<<<<

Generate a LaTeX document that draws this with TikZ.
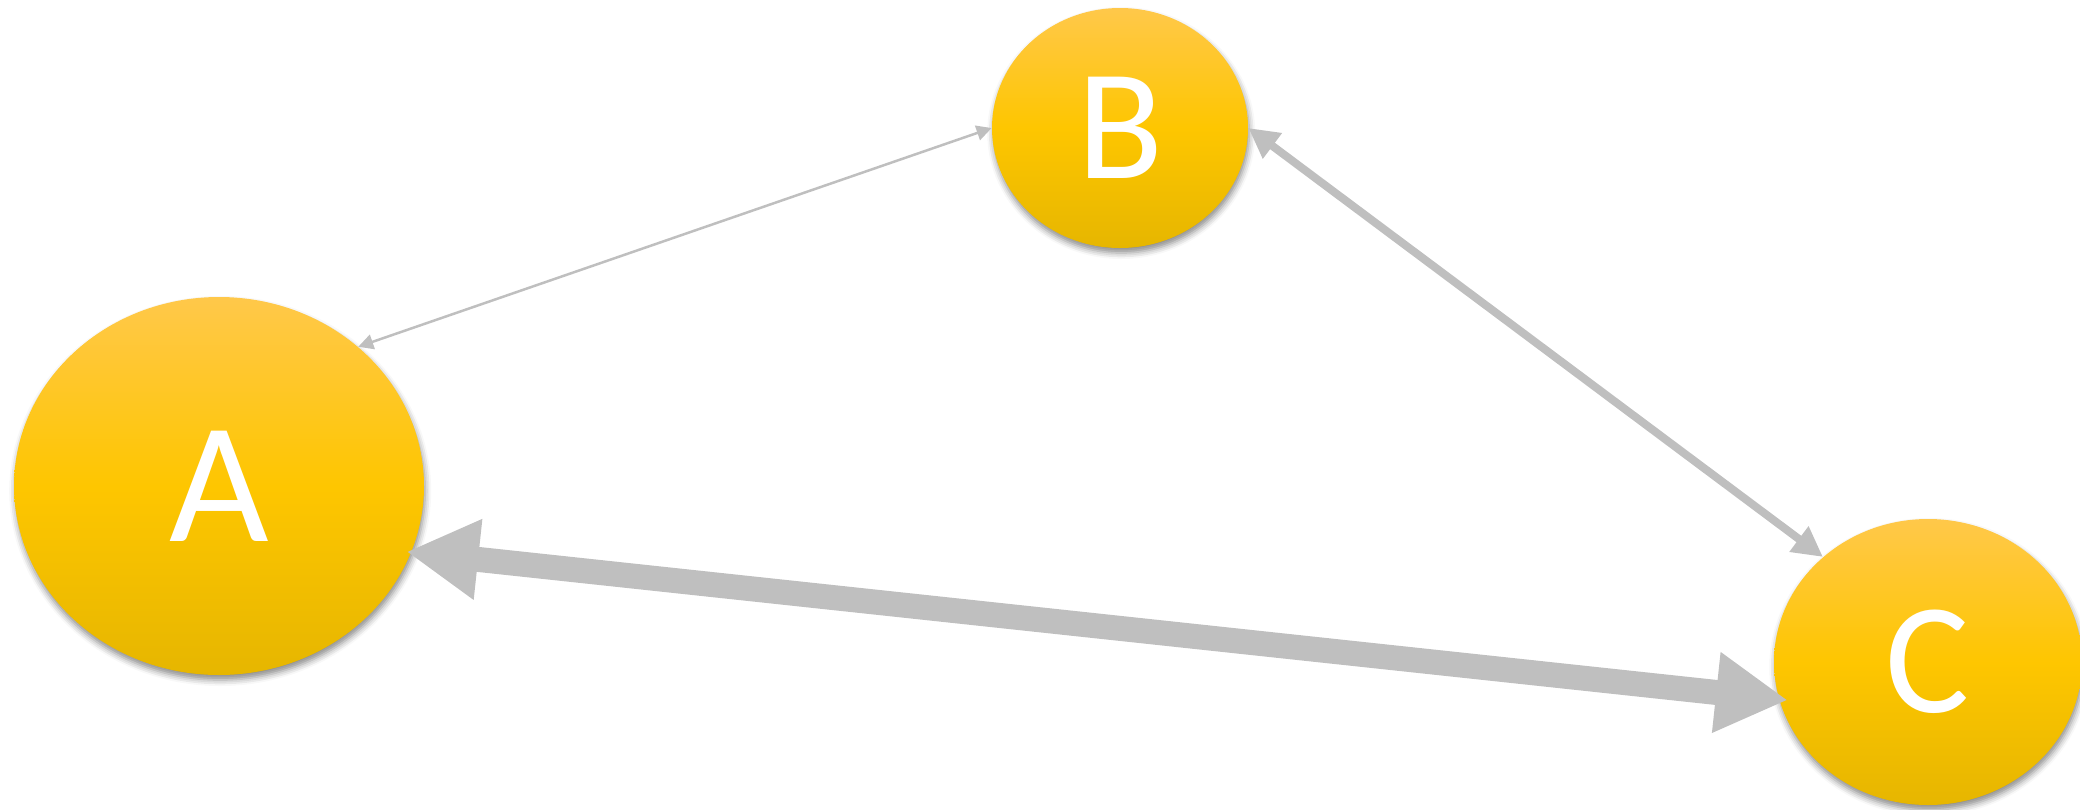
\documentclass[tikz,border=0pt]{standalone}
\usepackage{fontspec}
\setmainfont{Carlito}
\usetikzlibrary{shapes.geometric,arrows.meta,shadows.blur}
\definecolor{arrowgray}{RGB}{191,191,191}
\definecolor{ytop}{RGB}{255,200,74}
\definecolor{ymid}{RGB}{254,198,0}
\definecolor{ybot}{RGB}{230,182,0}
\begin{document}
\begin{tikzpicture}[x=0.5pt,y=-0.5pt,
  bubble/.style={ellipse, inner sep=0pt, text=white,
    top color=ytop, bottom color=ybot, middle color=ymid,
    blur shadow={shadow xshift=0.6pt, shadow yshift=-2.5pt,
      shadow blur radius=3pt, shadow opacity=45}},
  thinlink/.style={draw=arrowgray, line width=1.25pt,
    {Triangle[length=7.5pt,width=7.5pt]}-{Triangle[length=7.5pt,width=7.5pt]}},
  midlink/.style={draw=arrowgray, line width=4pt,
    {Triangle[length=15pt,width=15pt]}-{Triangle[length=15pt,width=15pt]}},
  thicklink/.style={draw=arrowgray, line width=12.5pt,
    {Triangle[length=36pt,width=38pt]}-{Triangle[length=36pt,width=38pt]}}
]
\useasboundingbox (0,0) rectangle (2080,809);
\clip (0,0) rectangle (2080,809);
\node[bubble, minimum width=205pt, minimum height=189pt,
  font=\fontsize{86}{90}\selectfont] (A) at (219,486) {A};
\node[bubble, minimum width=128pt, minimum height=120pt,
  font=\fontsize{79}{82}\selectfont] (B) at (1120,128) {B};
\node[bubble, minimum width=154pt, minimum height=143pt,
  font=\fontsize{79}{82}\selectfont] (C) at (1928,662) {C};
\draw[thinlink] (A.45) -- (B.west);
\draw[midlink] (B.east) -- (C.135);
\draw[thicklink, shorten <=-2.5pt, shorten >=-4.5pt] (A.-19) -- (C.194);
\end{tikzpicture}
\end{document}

>>>>

Transcribe the material exactly, keeping every word and none of the pictures.

Generate a LaTeX document that draws this with TikZ.
\documentclass[tikz,border=0pt]{standalone}
\usepackage{fontspec}
\setmainfont{Carlito}
\usetikzlibrary{shapes.geometric,arrows.meta,shadows.blur}
\definecolor{arrowgray}{RGB}{191,191,191}
\definecolor{ytop}{RGB}{255,200,74}
\definecolor{ymid}{RGB}{254,198,0}
\definecolor{ybot}{RGB}{230,182,0}
\begin{document}
\begin{tikzpicture}[x=0.5pt,y=-0.5pt,
  bubble/.style={ellipse, inner sep=0pt, text=white,
    top color=ytop, bottom color=ybot, middle color=ymid,
    blur shadow={shadow xshift=0.6pt, shadow yshift=-2.5pt,
      shadow blur radius=3pt, shadow opacity=45}},
  thinlink/.style={draw=arrowgray, line width=1.25pt,
    {Triangle[length=7.5pt,width=7.5pt]}-{Triangle[length=7.5pt,width=7.5pt]}},
  midlink/.style={draw=arrowgray, line width=4pt,
    {Triangle[length=15pt,width=15pt]}-{Triangle[length=15pt,width=15pt]}},
  thicklink/.style={draw=arrowgray, line width=12.5pt,
    {Triangle[length=36pt,width=38pt]}-{Triangle[length=36pt,width=38pt]}}
]
\useasboundingbox (0,0) rectangle (2080,809);
\clip (0,0) rectangle (2080,809);
\node[bubble, minimum width=205pt, minimum height=189pt,
  font=\fontsize{86}{90}\selectfont] (A) at (219,486) {A};
\node[bubble, minimum width=128pt, minimum height=120pt,
  font=\fontsize{79}{82}\selectfont] (B) at (1120,128) {B};
\node[bubble, minimum width=154pt, minimum height=143pt,
  font=\fontsize{79}{82}\selectfont] (C) at (1928,662) {C};
\draw[thinlink] (A.45) -- (B.west);
\draw[midlink] (B.east) -- (C.135);
\draw[thicklink, shorten <=-2.5pt, shorten >=-4.5pt] (A.-19) -- (C.194);
\end{tikzpicture}
\end{document}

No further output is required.